Falwell's charge: Homophobic comment isn't first to burden fictional icon with a social message.

February 12, 1999

THE REV. Jerry Falwell is crazy -- or crazy like a fox -- for denouncing a character on the preschooler's "Teletubbies" television show as a sinister symbol of homosexuality.

Mr. Falwell's foolish, homophobic statements don't normally garner headlines. But when the fundamentalist preacher and founder of the Moral Majority criticizes the sexuality of an androgynous make-believe character on a hit public-television series, his denunciation makes news. He issued a "Parent Alert" in this month's issue of the National Liberty Journal, a magazine he publishes that is also available on the Internet.

Mr. Falwell isn't the first to drape larger symbolism on a fictional character of pop culture. For example, one of Dan Quayle's more memorable vice presidential moments occurred when he rebuked prime time's "Murphy Brown" as a glorification of single parenthood. Last year, Time magazine concluded that feminism is dead because female viewers enjoy "Ally McBeal," a TV show about a rail-thin attorney who wears miniskirts to court and frets about her ticking biological clock.

And, in a mirror-image of Mr. Falwell's paranoia, the homosexual community years ago lambasted Disney for depicting the villain in the animated movie "The Lion King" as an effeminate lion.

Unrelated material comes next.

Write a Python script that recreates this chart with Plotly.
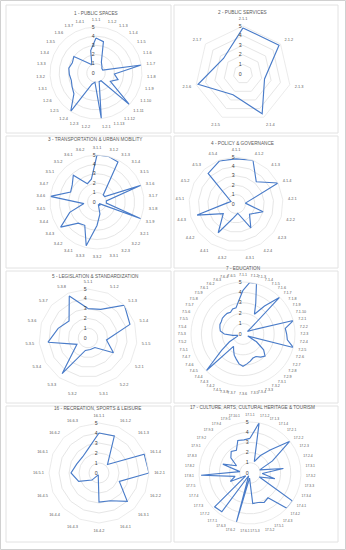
import plotly.graph_objects as go

W, H = 346, 550
LINE = "#4a7cc9"
GRID = "#e6e6e6"
TXT = "#595959"
FONT = "Liberation Sans"

# ---------------- data ----------------
p1_labels = ["1.1.1", "1.1.2", "1.1.3", "1.1.4", "1.1.5", "1.1.6", "1.1.7", "1.1.8", "1.1.9",
             "1.1.10", "1.1.11", "1.1.12", "1.1.13", "1.2.1", "1.2.2", "1.2.3", "1.2.4", "1.2.5",
             "1.2.6", "1.3.1", "1.3.2", "1.3.3", "1.3.4", "1.3.5", "1.3.6", "1.3.7", "1.4.1"]
p1_values = [3.8, 3.5, 1.3, 1.0, 0.8, 0.8, 5.0, 2.0, 2.5, 1.8, 5.0, 1.0, 1.0, 5.0, 1.0, 1.3,
             5.0, 3.3, 3.0, 2.8, 2.9, 3.0, 2.8, 3.0, 1.5, 1.0, 2.5]

p2_labels = ["2.1.1", "2.1.2", "2.1.3", "2.1.4", "2.1.5", "2.1.6", "2.1.7"]
p2_values = [4.8, 4.8, 2.3, 4.6, 2.4, 4.8, 2.6]

p3_labels = ["3.1.1", "3.1.2", "3.1.3", "3.1.4", "3.1.5", "3.1.6", "3.1.7", "3.1.8", "3.1.9",
             "3.2.1", "3.2.2", "3.2.3", "3.3.1", "3.3.2", "3.3.3", "3.4.1", "3.4.2", "3.4.3",
             "3.4.4", "3.4.5", "3.4.6", "3.4.7", "3.5.1", "3.5.2", "3.6.1", "3.6.2"]
p3_values = [5.0, 5.0, 4.8, 1.0, 1.0, 5.0, 1.0, 1.0, 5.0, 0.3, 0.5, 0.3, 1.3, 2.5, 4.8, 2.8,
             3.0, 4.7, 3.1, 1.4, 5.0, 3.0, 3.2, 3.8, 2.2, 2.5]

p4_labels = ["4.1.1", "4.1.2", "4.1.3", "4.1.4", "4.2.1", "4.2.2", "4.2.3", "4.2.4", "4.3.1",
             "4.3.2", "4.4.1", "4.4.2", "4.4.3", "4.5.1", "4.5.2", "4.5.3", "4.5.4"]
p4_values = [4.8, 5.0, 3.2, 5.0, 1.0, 3.0, 1.8, 3.0, 1.0, 1.5, 3.6, 1.7, 4.3, 1.0, 0.6, 4.4, 4.9]

p5_labels = ["5.1.1", "5.1.2", "5.1.3", "5.1.4", "5.1.5", "5.2.1", "5.2.2", "5.3.1", "5.3.2",
             "5.3.3", "5.3.4", "5.3.5", "5.3.6", "5.3.7", "5.3.8"]
p5_values = [3.0, 3.2, 5.0, 4.5, 1.9, 3.0, 1.2, 1.2, 1.3, 4.5, 1.3, 4.1, 3.2, 2.6, 4.7]

p7_labels = ["7.1.1", "7.1.2", "7.1.3", "7.1.4", "7.1.5", "7.1.6", "7.1.7", "7.1.8", "7.1.9",
             "7.1.10", "7.2.1", "7.2.2", "7.2.3", "7.2.4", "7.2.5", "7.2.6", "7.2.7", "7.2.8",
             "7.2.9", "7.3.1", "7.3.2", "7.3.3", "7.3.4", "7.3.5", "7.3.6", "7.3.7", "7.3.8",
             "7.4.1", "7.4.2", "7.4.3", "7.4.4", "7.4.5", "7.4.6", "7.4.7", "7.5.1", "7.5.2",
             "7.5.3", "7.5.4", "7.5.5", "7.5.6", "7.5.7", "7.5.8", "7.5.9", "7.6.1", "7.6.2",
             "7.6.3", "7.6.4", "7.6.5"]
p7_values = [4.2, 5.0, 5.0, 3.2, 2.2, 3.4, 5.0, 1.0, 0.5, 1.0, 5.0, 4.1, 4.2, 4.3, 5.0, 0.5,
             1.5, 2.5, 3.0, 2.8, 2.5, 2.5, 2.7, 2.9, 3.1, 2.9, 2.5, 2.2, 1.8, 1.5, 5.0, 2.6,
             1.5, 0.6, 0.5, 1.0, 1.8, 2.2, 2.3, 2.4, 2.4, 2.5, 2.5, 2.5, 2.4, 2.6, 2.6, 3.2]

p16_labels = ["16.1.1", "16.1.2", "16.1.3", "16.1.4", "16.2.1", "16.2.2", "16.3.1", "16.4.1",
              "16.4.2", "16.4.3", "16.4.4", "16.4.5", "16.5.1", "16.6.1", "16.6.2", "16.6.3"]
p16_values = [4.0, 4.0, 1.2, 4.9, 5.0, 2.2, 4.0, 3.0, 2.9, 0.2, 1.0, 2.2, 2.8, 2.4, 2.3, 2.7]

p17_labels = ["17.1.1", "17.1.2", "17.1.3", "17.1.4", "17.2.1", "17.2.2", "17.2.3", "17.2.4",
              "17.3.1", "17.3.2", "17.3.3", "17.3.4", "17.4.1", "17.4.2", "17.4.3", "17.5.1",
              "17.5.2", "17.5.3", "17.6.1", "17.6.2", "17.6.3", "17.7.1", "17.7.2", "17.7.3",
              "17.7.4", "17.7.5", "17.8.1", "17.8.2", "17.8.3", "17.9.1", "17.9.2", "17.9.3",
              "17.9.4", "17.9.5", "17.10.1"]
p17_values = [3.4, 5.0, 1.2, 2.0, 3.0, 5.0, 2.5, 1.0, 3.3, 1.2, 2.5, 1.0, 5.0, 5.0, 3.0, 3.2,
              3.0, 3.0, 0.5, 5.0, 0.3, 4.7, 4.8, 0.5, 2.1, 1.5, 4.8, 1.0, 2.8, 1.5, 2.4, 2.8,
              2.6, 3.4, 3.3]

radial_ticks = [0, 1, 2, 3, 4, 5]

titles = ["1 - PUBLIC SPACES", "2 - PUBLIC SERVICES", "3 - TRANSPORTATION & URBAN MOBILITY",
          "4 - POLICY & GOVERNANCE", "5 - LEGISLATION & STANDARDIZATION", "7 - EDUCATION",
          "16 - RECREATION, SPORTS & LEISURE",
          "17 - CULTURE, ARTS, CULTURAL HERITAGE & TOURISM"]

# ---------------- layout (pixel geometry) ----------------
series = [(p1_labels, p1_values), (p2_labels, p2_values), (p3_labels, p3_values),
          (p4_labels, p4_values), (p5_labels, p5_values), (p7_labels, p7_values),
          (p16_labels, p16_values), (p17_labels, p17_values)]
# centre x, centre y, radius, title x, title y, category label font size
geom = [(96, 73, 46, 96, 13.5, 3.9), (243, 74, 48, 242, 12, 3.9),
        (97, 202, 47, 96, 140, 3.9), (236, 204, 47, 243, 143, 3.9),
        (88, 338, 49, 95, 276, 3.9), (243, 334, 52, 243, 268.5, 3.7),
        (99, 473, 50, 97, 408, 3.9), (250, 473, 51, 252, 407, 3.4)]

cards = [(6, 5, 171, 133), (174, 5, 338, 133),
         (6, 136, 171, 268), (174, 136, 338, 268),
         (6, 271, 171, 403), (174, 271, 338, 403),
         (6, 406, 171, 542), (174, 406, 338, 542)]

fig = go.Figure()
layout = {}
annotations = []
shapes = [dict(type="rect", xref="paper", yref="paper", layer="below",
               x0=0.5 / W, x1=1 - 0.5 / W, y0=0.5 / H, y1=1 - 0.5 / H,
               line=dict(color="#d0d0d0", width=1), fillcolor="white")]

for (x0, y0, x1, y1) in cards:
    shapes.append(dict(type="rect", xref="paper", yref="paper", layer="below",
                       x0=x0 / W, x1=x1 / W, y0=1 - y1 / H, y1=1 - y0 / H,
                       line=dict(color="#e2e2e2", width=1), fillcolor="white"))

for i, ((labels, values), (cx, cy, R, tx, ty, fs), title) in enumerate(zip(series, geom, titles), start=1):
    pid = "polar" if i == 1 else f"polar{i}"
    fig.add_trace(go.Scatterpolar(
        r=list(values) + [values[0]], theta=list(labels) + [labels[0]],
        mode="lines", line=dict(color=LINE, width=1.15),
        subplot=pid, showlegend=False, hoverinfo="skip"))
    layout[pid] = dict(
        domain=dict(x=[(cx - R) / W, (cx + R) / W], y=[1 - (cy + R) / H, 1 - (cy - R) / H]),
        bgcolor="rgba(0,0,0,0)", gridshape="linear",
        angularaxis=dict(direction="clockwise", rotation=90, type="category",
                         categoryorder="array", categoryarray=labels,
                         showgrid=False, showline=True, linecolor=GRID, linewidth=0.8,
                         ticks="outside", ticklen=4, tickcolor="rgba(0,0,0,0)",
                         tickfont=dict(size=fs, color=TXT, family=FONT)),
        radialaxis=dict(range=[0, 5], tickmode="array", tickvals=radial_ticks,
                        ticktext=[str(t) for t in radial_ticks],
                        showline=False, ticks="", showticklabels=True,
                        gridcolor=GRID, gridwidth=0.8, angle=90, tickangle=90,
                        side="counterclockwise",
                        tickfont=dict(size=5.2, color="#404040", family=FONT)))
    annotations.append(dict(text=title, x=tx / W, y=1 - ty / H, xref="paper", yref="paper",
                            showarrow=False, xanchor="center", yanchor="middle",
                            font=dict(size=4.7, color=TXT, family=FONT)))

fig.update_layout(width=W, height=H, autosize=False, margin=dict(l=0, r=0, t=0, b=0),
                  paper_bgcolor="white", plot_bgcolor="white",
                  annotations=annotations, shapes=shapes, **layout)
fig.write_html("out.html", config={"displayModeBar": False},
               post_script="document.body.style.margin='0';")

In each case, more objective observers are left to wonder, "What am I missing?"

The Teletubby character Tinky Winky looks to be the product of a union between a space alien and a teddy bear. Though it unnerves Mr. Falwell, Tinky carries a purse-like "magic bag." That is no more sexually significant than the fact that human toddlers -- boys and girls -- love to grab handbags or clomp through the house in their mothers' shoes.

There's more than enough sex in today's culture without searching for it where it is not.